▶ _THE EXERCISE_: Print, word for word, every line from the beginning of the listing up to and including the line with "(9,10) -- (9,400);". Pictures are to be excluded.

* start SUPPLIED INFORMATION *

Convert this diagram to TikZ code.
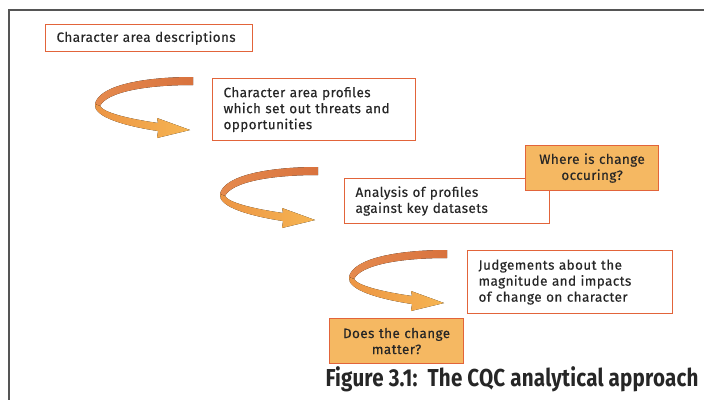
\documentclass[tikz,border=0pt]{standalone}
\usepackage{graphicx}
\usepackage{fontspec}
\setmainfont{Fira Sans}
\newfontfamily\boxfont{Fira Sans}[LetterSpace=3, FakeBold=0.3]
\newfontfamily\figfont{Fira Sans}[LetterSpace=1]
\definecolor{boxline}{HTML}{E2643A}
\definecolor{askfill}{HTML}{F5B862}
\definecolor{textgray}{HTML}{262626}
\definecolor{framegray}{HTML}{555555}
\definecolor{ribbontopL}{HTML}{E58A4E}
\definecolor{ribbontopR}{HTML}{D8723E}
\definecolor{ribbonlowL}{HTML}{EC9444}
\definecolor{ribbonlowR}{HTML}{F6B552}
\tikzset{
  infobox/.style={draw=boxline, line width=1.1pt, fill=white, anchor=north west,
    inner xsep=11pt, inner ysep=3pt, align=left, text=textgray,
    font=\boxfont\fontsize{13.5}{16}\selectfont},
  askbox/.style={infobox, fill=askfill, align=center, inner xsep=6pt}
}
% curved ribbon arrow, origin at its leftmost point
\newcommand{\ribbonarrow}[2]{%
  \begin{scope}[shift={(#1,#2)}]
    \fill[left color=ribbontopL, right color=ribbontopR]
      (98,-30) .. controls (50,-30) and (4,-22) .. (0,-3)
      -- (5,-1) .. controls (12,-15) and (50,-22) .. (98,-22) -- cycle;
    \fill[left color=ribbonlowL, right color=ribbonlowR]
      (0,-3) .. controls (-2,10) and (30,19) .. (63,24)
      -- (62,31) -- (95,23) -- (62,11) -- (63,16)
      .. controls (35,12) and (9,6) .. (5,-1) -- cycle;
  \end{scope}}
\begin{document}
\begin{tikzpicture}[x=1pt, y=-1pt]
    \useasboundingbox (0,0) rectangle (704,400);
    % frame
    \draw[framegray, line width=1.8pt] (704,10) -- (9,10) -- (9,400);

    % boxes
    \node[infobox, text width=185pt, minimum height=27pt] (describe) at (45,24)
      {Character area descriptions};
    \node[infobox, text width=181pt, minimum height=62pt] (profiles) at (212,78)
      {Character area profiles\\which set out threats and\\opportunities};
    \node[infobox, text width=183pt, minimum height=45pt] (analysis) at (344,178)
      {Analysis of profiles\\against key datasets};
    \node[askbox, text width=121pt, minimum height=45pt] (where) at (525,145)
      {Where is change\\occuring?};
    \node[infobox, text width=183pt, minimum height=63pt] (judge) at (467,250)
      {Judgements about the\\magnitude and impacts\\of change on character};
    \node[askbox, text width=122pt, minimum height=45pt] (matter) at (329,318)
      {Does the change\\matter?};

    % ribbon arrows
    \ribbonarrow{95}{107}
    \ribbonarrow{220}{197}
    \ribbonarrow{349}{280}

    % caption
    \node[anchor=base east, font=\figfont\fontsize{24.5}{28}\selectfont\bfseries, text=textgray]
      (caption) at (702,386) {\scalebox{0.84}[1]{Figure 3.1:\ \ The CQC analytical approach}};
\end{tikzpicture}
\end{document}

* end SUPPLIED INFORMATION *

▶ _TASK RESULT_:
Convert this diagram to TikZ code.
\documentclass[tikz,border=0pt]{standalone}
\usepackage{graphicx}
\usepackage{fontspec}
\setmainfont{Fira Sans}
\newfontfamily\boxfont{Fira Sans}[LetterSpace=3, FakeBold=0.3]
\newfontfamily\figfont{Fira Sans}[LetterSpace=1]
\definecolor{boxline}{HTML}{E2643A}
\definecolor{askfill}{HTML}{F5B862}
\definecolor{textgray}{HTML}{262626}
\definecolor{framegray}{HTML}{555555}
\definecolor{ribbontopL}{HTML}{E58A4E}
\definecolor{ribbontopR}{HTML}{D8723E}
\definecolor{ribbonlowL}{HTML}{EC9444}
\definecolor{ribbonlowR}{HTML}{F6B552}
\tikzset{
  infobox/.style={draw=boxline, line width=1.1pt, fill=white, anchor=north west,
    inner xsep=11pt, inner ysep=3pt, align=left, text=textgray,
    font=\boxfont\fontsize{13.5}{16}\selectfont},
  askbox/.style={infobox, fill=askfill, align=center, inner xsep=6pt}
}
% curved ribbon arrow, origin at its leftmost point
\newcommand{\ribbonarrow}[2]{%
  \begin{scope}[shift={(#1,#2)}]
    \fill[left color=ribbontopL, right color=ribbontopR]
      (98,-30) .. controls (50,-30) and (4,-22) .. (0,-3)
      -- (5,-1) .. controls (12,-15) and (50,-22) .. (98,-22) -- cycle;
    \fill[left color=ribbonlowL, right color=ribbonlowR]
      (0,-3) .. controls (-2,10) and (30,19) .. (63,24)
      -- (62,31) -- (95,23) -- (62,11) -- (63,16)
      .. controls (35,12) and (9,6) .. (5,-1) -- cycle;
  \end{scope}}
\begin{document}
\begin{tikzpicture}[x=1pt, y=-1pt]
    \useasboundingbox (0,0) rectangle (704,400);
    % frame
    \draw[framegray, line width=1.8pt] (704,10) -- (9,10) -- (9,400);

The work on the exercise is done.